● Written instruction
Repeat every line exactly, keeping the pictures out of the copy.

● Dataset section
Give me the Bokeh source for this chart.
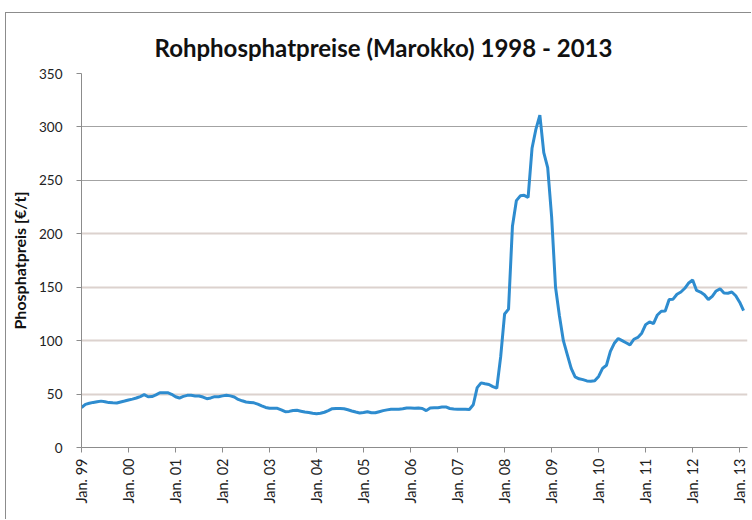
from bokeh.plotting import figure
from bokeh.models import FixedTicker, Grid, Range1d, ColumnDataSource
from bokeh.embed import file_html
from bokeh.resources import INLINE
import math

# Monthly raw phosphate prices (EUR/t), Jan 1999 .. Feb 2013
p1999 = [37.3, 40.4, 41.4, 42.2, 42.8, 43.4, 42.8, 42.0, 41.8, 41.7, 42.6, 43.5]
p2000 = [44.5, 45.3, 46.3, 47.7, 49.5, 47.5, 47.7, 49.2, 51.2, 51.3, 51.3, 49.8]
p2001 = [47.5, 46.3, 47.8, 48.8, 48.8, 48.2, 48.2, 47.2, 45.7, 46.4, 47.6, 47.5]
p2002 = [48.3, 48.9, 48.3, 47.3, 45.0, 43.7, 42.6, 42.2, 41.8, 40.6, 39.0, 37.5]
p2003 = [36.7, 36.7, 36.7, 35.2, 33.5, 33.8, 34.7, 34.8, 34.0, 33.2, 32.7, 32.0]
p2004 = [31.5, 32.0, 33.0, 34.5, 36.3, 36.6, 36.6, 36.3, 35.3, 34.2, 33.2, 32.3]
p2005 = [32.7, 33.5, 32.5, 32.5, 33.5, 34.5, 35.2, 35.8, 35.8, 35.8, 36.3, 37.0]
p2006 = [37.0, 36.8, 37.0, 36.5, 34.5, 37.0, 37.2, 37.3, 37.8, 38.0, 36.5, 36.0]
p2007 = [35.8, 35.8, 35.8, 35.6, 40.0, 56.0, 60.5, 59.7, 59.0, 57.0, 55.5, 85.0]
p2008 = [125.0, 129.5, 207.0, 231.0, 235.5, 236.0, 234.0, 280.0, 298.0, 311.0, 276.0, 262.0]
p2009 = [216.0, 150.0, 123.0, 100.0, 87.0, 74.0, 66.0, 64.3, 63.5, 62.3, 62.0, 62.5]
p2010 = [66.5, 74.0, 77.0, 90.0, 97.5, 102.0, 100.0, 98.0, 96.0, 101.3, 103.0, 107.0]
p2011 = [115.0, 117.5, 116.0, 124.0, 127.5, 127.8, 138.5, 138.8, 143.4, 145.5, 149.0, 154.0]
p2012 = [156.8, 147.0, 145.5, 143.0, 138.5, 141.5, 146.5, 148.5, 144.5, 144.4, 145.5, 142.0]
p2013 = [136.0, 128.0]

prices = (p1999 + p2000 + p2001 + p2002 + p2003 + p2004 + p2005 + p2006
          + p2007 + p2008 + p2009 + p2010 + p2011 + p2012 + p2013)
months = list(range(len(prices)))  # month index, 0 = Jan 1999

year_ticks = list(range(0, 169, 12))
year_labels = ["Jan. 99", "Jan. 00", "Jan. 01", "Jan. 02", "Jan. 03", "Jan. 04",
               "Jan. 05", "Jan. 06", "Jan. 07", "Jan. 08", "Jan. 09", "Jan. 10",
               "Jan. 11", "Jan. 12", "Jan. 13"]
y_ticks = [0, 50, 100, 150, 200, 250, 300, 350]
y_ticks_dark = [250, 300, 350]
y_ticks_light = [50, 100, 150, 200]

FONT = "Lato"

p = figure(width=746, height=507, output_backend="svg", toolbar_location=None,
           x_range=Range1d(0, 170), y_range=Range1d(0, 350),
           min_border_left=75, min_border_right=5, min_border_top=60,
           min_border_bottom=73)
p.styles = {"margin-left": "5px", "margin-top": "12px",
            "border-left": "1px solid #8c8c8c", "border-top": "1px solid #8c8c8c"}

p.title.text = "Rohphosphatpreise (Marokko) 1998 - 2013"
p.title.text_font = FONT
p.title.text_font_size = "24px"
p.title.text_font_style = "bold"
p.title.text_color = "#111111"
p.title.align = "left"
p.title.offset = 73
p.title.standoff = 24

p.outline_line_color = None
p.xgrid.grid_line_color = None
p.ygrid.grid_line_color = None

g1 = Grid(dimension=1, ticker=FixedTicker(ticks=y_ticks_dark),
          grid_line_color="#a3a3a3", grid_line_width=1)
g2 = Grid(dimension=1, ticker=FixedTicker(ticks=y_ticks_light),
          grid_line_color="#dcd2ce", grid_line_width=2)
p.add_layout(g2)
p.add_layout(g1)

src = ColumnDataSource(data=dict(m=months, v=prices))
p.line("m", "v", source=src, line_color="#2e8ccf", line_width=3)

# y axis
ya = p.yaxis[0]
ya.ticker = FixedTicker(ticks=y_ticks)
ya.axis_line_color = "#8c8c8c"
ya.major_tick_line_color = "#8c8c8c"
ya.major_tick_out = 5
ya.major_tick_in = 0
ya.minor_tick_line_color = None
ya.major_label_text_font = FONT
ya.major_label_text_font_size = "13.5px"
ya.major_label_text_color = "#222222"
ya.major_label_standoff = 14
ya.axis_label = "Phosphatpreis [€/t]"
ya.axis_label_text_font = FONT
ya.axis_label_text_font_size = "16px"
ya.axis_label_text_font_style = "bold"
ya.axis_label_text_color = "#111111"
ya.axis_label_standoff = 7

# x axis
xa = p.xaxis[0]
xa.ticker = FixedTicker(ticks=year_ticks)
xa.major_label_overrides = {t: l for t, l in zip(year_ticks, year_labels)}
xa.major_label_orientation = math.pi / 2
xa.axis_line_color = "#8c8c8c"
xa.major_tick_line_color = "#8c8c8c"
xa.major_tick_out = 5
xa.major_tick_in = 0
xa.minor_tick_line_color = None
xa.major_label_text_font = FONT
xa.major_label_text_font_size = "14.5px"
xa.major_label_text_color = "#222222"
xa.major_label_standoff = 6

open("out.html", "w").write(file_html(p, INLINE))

● Correct answer
Give me the Bokeh source for this chart.
from bokeh.plotting import figure
from bokeh.models import FixedTicker, Grid, Range1d, ColumnDataSource
from bokeh.embed import file_html
from bokeh.resources import INLINE
import math

# Monthly raw phosphate prices (EUR/t), Jan 1999 .. Feb 2013
p1999 = [37.3, 40.4, 41.4, 42.2, 42.8, 43.4, 42.8, 42.0, 41.8, 41.7, 42.6, 43.5]
p2000 = [44.5, 45.3, 46.3, 47.7, 49.5, 47.5, 47.7, 49.2, 51.2, 51.3, 51.3, 49.8]
p2001 = [47.5, 46.3, 47.8, 48.8, 48.8, 48.2, 48.2, 47.2, 45.7, 46.4, 47.6, 47.5]
p2002 = [48.3, 48.9, 48.3, 47.3, 45.0, 43.7, 42.6, 42.2, 41.8, 40.6, 39.0, 37.5]
p2003 = [36.7, 36.7, 36.7, 35.2, 33.5, 33.8, 34.7, 34.8, 34.0, 33.2, 32.7, 32.0]
p2004 = [31.5, 32.0, 33.0, 34.5, 36.3, 36.6, 36.6, 36.3, 35.3, 34.2, 33.2, 32.3]
p2005 = [32.7, 33.5, 32.5, 32.5, 33.5, 34.5, 35.2, 35.8, 35.8, 35.8, 36.3, 37.0]
p2006 = [37.0, 36.8, 37.0, 36.5, 34.5, 37.0, 37.2, 37.3, 37.8, 38.0, 36.5, 36.0]
p2007 = [35.8, 35.8, 35.8, 35.6, 40.0, 56.0, 60.5, 59.7, 59.0, 57.0, 55.5, 85.0]
p2008 = [125.0, 129.5, 207.0, 231.0, 235.5, 236.0, 234.0, 280.0, 298.0, 311.0, 276.0, 262.0]
p2009 = [216.0, 150.0, 123.0, 100.0, 87.0, 74.0, 66.0, 64.3, 63.5, 62.3, 62.0, 62.5]
p2010 = [66.5, 74.0, 77.0, 90.0, 97.5, 102.0, 100.0, 98.0, 96.0, 101.3, 103.0, 107.0]
p2011 = [115.0, 117.5, 116.0, 124.0, 127.5, 127.8, 138.5, 138.8, 143.4, 145.5, 149.0, 154.0]
p2012 = [156.8, 147.0, 145.5, 143.0, 138.5, 141.5, 146.5, 148.5, 144.5, 144.4, 145.5, 142.0]
p2013 = [136.0, 128.0]

prices = (p1999 + p2000 + p2001 + p2002 + p2003 + p2004 + p2005 + p2006
          + p2007 + p2008 + p2009 + p2010 + p2011 + p2012 + p2013)
months = list(range(len(prices)))  # month index, 0 = Jan 1999

year_ticks = list(range(0, 169, 12))
year_labels = ["Jan. 99", "Jan. 00", "Jan. 01", "Jan. 02", "Jan. 03", "Jan. 04",
               "Jan. 05", "Jan. 06", "Jan. 07", "Jan. 08", "Jan. 09", "Jan. 10",
               "Jan. 11", "Jan. 12", "Jan. 13"]
y_ticks = [0, 50, 100, 150, 200, 250, 300, 350]
y_ticks_dark = [250, 300, 350]
y_ticks_light = [50, 100, 150, 200]

FONT = "Lato"

p = figure(width=746, height=507, output_backend="svg", toolbar_location=None,
           x_range=Range1d(0, 170), y_range=Range1d(0, 350),
           min_border_left=75, min_border_right=5, min_border_top=60,
           min_border_bottom=73)
p.styles = {"margin-left": "5px", "margin-top": "12px",
            "border-left": "1px solid #8c8c8c", "border-top": "1px solid #8c8c8c"}

p.title.text = "Rohphosphatpreise (Marokko) 1998 - 2013"
p.title.text_font = FONT
p.title.text_font_size = "24px"
p.title.text_font_style = "bold"
p.title.text_color = "#111111"
p.title.align = "left"
p.title.offset = 73
p.title.standoff = 24

p.outline_line_color = None
p.xgrid.grid_line_color = None
p.ygrid.grid_line_color = None

g1 = Grid(dimension=1, ticker=FixedTicker(ticks=y_ticks_dark),
          grid_line_color="#a3a3a3", grid_line_width=1)
g2 = Grid(dimension=1, ticker=FixedTicker(ticks=y_ticks_light),
          grid_line_color="#dcd2ce", grid_line_width=2)
p.add_layout(g2)
p.add_layout(g1)

src = ColumnDataSource(data=dict(m=months, v=prices))
p.line("m", "v", source=src, line_color="#2e8ccf", line_width=3)

# y axis
ya = p.yaxis[0]
ya.ticker = FixedTicker(ticks=y_ticks)
ya.axis_line_color = "#8c8c8c"
ya.major_tick_line_color = "#8c8c8c"
ya.major_tick_out = 5
ya.major_tick_in = 0
ya.minor_tick_line_color = None
ya.major_label_text_font = FONT
ya.major_label_text_font_size = "13.5px"
ya.major_label_text_color = "#222222"
ya.major_label_standoff = 14
ya.axis_label = "Phosphatpreis [€/t]"
ya.axis_label_text_font = FONT
ya.axis_label_text_font_size = "16px"
ya.axis_label_text_font_style = "bold"
ya.axis_label_text_color = "#111111"
ya.axis_label_standoff = 7

# x axis
xa = p.xaxis[0]
xa.ticker = FixedTicker(ticks=year_ticks)
xa.major_label_overrides = {t: l for t, l in zip(year_ticks, year_labels)}
xa.major_label_orientation = math.pi / 2
xa.axis_line_color = "#8c8c8c"
xa.major_tick_line_color = "#8c8c8c"
xa.major_tick_out = 5
xa.major_tick_in = 0
xa.minor_tick_line_color = None
xa.major_label_text_font = FONT
xa.major_label_text_font_size = "14.5px"
xa.major_label_text_color = "#222222"
xa.major_label_standoff = 6

open("out.html", "w").write(file_html(p, INLINE))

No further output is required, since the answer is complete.